At some point, most people in this situation entertain the same thought: maybe the boss will change. Maybe a direct conversation will reset things. Sometimes, to be fair, it does. A well-handled, honest discussion can genuinely shift a dynamic.

But it is also worth being realistic. Personality traits that heavily influence how someone leads, including tendencies towards low conscientiousness, poor self-awareness or narcissistic behaviour, are relatively stable over time. Research on the Big Five personality model consistently shows that while people can adapt at the edges, deep-seated patterns rarely transform [7]. Waiting for a fundamental personality change is not a strategy. It is a form of wishful thinking dressed up as patience.


How to approach the next step

If the signals above feel familiar, the goal should not simply be to escape a difficult situation. It should be to upgrade thoughtfully. That means being specific about what you actually need in a manager, not just vague preferences like “supportive” but concrete observable behaviours: someone who gives regular specific feedback, delegates meaningful responsibility, advocates for their team and demonstrates genuine domain expertise [4].

It also means doing your research before accepting a new role. Too many people interrogate the company and the job description while treating the prospective boss as an afterthought. Reverse that. Speak to current and former team members. Ask about how credit is allocated and how people have progressed. During interviews, listen not just to what a potential manager says but how specifically and concretely they say it.

The best boss is not necessarily the most comfortable one. A demanding manager who genuinely invests in your growth is often a far better long-term investment than a relaxed one who simply leaves you alone. The former builds your capabilities. The latter preserves the status quo [4].

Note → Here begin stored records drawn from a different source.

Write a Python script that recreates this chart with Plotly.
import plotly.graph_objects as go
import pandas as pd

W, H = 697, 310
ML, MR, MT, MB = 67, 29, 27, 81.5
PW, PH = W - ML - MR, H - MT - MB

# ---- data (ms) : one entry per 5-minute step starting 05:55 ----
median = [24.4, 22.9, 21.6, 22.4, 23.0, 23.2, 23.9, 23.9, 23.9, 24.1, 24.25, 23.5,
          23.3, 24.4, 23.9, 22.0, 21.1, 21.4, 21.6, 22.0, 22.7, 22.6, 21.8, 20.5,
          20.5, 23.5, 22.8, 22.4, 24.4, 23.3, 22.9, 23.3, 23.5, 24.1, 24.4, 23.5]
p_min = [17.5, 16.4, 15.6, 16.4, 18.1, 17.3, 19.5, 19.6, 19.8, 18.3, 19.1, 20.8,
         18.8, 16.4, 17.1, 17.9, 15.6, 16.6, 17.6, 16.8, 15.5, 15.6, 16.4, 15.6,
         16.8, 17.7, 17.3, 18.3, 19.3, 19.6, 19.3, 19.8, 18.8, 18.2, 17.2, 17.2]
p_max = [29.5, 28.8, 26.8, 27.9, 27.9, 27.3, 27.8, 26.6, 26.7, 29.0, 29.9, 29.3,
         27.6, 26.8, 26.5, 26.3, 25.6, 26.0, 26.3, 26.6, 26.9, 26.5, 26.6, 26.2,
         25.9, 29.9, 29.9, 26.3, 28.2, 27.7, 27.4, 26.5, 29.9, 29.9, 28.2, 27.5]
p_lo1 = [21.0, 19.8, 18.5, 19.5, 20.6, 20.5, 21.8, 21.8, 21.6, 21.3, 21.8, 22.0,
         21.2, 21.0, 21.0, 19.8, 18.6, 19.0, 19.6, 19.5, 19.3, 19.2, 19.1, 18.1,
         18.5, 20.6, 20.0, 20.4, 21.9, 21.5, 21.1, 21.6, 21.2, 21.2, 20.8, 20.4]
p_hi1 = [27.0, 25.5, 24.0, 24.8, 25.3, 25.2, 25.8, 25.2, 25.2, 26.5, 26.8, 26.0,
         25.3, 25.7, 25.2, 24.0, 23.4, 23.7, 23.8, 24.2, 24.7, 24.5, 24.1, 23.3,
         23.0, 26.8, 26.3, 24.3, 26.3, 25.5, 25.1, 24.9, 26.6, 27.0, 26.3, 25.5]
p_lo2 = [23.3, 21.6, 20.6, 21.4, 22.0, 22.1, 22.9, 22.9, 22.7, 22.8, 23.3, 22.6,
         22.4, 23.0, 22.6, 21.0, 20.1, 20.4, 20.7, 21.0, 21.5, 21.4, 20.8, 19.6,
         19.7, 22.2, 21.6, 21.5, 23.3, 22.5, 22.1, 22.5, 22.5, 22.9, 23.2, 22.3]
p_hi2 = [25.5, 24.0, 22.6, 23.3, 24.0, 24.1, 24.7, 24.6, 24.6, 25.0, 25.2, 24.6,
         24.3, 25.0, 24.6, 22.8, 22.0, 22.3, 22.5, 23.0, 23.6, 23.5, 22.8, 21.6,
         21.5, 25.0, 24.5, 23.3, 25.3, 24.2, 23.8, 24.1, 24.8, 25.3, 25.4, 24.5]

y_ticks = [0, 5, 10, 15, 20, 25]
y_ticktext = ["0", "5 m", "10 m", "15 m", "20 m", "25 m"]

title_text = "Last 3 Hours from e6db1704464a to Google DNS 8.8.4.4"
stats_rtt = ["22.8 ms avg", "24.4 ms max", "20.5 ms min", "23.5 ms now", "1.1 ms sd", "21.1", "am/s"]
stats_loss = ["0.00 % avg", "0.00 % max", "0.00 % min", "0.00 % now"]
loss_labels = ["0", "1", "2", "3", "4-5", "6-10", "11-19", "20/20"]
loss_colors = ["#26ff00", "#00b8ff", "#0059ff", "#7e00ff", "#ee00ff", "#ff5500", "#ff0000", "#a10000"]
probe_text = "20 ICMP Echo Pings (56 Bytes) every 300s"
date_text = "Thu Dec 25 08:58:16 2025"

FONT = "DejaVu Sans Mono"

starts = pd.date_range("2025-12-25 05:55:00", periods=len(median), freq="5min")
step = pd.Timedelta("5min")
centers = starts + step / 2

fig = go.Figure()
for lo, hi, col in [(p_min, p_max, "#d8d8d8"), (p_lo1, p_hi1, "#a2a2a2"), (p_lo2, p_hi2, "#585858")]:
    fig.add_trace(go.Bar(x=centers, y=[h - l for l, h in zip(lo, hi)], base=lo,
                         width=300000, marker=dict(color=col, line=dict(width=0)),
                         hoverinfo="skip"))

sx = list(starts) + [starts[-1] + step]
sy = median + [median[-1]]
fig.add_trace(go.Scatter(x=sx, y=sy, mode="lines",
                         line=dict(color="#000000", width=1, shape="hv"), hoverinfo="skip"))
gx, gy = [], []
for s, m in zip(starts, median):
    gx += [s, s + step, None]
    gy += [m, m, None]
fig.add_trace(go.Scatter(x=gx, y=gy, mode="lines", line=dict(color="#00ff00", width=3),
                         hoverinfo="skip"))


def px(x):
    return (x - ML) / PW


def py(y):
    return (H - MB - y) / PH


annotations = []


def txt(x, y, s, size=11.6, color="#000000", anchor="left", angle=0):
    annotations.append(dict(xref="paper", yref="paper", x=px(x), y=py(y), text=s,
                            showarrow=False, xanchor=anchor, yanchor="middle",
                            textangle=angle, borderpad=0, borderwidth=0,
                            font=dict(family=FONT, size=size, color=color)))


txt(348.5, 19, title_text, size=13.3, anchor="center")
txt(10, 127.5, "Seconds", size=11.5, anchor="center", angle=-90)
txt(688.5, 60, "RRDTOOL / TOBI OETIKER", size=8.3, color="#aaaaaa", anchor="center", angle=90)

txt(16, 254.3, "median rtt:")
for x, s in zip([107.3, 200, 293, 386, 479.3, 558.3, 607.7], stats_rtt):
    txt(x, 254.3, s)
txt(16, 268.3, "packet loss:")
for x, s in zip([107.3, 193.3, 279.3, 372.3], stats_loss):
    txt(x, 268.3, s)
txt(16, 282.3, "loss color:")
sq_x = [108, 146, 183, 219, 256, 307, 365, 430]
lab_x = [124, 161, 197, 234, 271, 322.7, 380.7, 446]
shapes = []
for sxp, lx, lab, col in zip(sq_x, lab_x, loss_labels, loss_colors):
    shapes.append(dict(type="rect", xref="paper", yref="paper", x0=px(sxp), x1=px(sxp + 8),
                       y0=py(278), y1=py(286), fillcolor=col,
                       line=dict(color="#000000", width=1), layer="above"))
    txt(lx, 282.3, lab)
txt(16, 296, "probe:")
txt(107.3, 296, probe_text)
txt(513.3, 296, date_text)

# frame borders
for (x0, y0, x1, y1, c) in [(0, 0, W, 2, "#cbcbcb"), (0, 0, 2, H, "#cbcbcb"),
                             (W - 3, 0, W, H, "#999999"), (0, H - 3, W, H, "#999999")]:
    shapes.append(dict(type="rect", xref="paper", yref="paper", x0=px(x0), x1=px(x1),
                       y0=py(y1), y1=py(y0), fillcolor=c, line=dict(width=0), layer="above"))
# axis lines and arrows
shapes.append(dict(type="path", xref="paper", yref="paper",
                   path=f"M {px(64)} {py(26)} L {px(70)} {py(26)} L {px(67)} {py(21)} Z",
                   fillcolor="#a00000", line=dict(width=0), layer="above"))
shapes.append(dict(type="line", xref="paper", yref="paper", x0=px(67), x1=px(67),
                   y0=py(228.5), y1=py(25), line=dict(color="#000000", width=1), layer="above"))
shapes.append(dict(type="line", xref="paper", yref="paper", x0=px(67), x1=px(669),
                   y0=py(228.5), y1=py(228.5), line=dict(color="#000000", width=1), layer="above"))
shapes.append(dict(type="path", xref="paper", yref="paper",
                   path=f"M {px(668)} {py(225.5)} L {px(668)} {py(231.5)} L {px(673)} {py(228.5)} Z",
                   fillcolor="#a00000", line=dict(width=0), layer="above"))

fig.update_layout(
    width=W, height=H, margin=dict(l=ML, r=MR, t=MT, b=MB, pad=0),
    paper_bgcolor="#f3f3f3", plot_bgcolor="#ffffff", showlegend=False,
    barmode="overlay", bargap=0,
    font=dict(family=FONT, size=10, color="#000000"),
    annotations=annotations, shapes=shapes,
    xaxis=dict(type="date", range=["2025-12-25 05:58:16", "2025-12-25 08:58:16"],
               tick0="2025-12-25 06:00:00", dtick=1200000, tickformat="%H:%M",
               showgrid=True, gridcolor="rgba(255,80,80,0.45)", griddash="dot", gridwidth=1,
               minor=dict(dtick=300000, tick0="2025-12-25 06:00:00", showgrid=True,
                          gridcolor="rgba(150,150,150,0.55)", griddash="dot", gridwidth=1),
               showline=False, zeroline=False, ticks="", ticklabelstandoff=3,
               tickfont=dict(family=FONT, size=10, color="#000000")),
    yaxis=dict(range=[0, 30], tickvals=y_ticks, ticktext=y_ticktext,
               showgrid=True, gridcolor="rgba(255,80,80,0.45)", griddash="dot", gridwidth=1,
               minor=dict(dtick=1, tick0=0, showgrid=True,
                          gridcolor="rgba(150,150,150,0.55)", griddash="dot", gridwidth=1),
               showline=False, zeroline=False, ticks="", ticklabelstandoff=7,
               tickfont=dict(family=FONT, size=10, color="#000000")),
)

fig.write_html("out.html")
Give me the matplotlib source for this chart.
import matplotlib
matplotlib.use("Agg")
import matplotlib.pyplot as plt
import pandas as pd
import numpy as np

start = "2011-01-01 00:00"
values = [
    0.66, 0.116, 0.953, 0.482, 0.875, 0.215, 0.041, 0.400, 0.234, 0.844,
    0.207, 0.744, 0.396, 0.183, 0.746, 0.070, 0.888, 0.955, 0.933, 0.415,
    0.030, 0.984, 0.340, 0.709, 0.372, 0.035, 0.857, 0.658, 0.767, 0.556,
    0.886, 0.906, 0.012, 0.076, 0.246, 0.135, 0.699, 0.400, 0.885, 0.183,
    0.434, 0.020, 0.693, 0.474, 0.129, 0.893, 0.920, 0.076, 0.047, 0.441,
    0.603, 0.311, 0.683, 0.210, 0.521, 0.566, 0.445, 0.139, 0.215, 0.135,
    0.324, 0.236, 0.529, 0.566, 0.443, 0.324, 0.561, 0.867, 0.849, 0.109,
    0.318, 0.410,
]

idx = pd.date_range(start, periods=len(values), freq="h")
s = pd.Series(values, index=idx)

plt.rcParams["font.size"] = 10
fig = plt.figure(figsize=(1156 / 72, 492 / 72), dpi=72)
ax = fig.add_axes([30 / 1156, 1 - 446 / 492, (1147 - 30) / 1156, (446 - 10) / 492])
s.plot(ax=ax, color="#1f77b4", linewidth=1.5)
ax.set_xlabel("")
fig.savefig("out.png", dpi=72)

Work will always occupy a central place in most of our lives. The real question is what kind of experience it will be. In an era when companies compete hard on perks, culture statements and flexible policies, the most important variable often comes down to one person: the quality of the individual you report to.

Choose that person wisely. When the signals are clear enough, do not be afraid to choose again.


References

  1. Gallup (2022) Employee wellbeing strategy: a practical guide. Available at: https://www.gallup.com/workplace/404105/importance-of-employee-wellbeing.aspx (Accessed: 22 May 2026).
  2. Harter, J.K., Schmidt, F.L. and Hayes, T.L. (2002) ‘Business-unit-level relationship between employee satisfaction, employee engagement, and business outcomes: a meta-analysis’, Journal of Applied Psychology, 87(2), pp. 268–279.
  3. Primalogik (2025) How managerial performance shapes employee well-being: a psychological perspective. Available at: https://primalogik.com/blog/how-managerial-performance-shapes-employee-well-being-a-psychological-perspective/ (Accessed: 22 May 2026).
  4. Chamorro-Premuzic, T. (2026) ‘4 signs it’s time to change your boss’, Fast Company, 20 May. Available at: https://www.fastcompany.com/91530159/4-signs-its-time-to-change-your-boss (Accessed: 22 May 2026).
  5. De Neve, J-E. (2023) How we feel matters at work: new research shows first causal link between wellbeing and productivity. Oxford: Wellbeing Research Centre, University of Oxford. Available at: https://wellbeing.hmc.ox.ac.uk/news/productivity-management-science/ (Accessed: 22 May 2026).
  6. Oswald, A.J., Proto, E. and Sgroi, D. (2015) ‘Happiness and productivity’, Journal of Labor Economics, 33(4), pp. 789–822.
  7. Roberts, B.W. and Mroczek, D. (2008) ‘Personality trait change in adulthood’, Current Directions in Psychological Science, 17(1), pp. 31–35.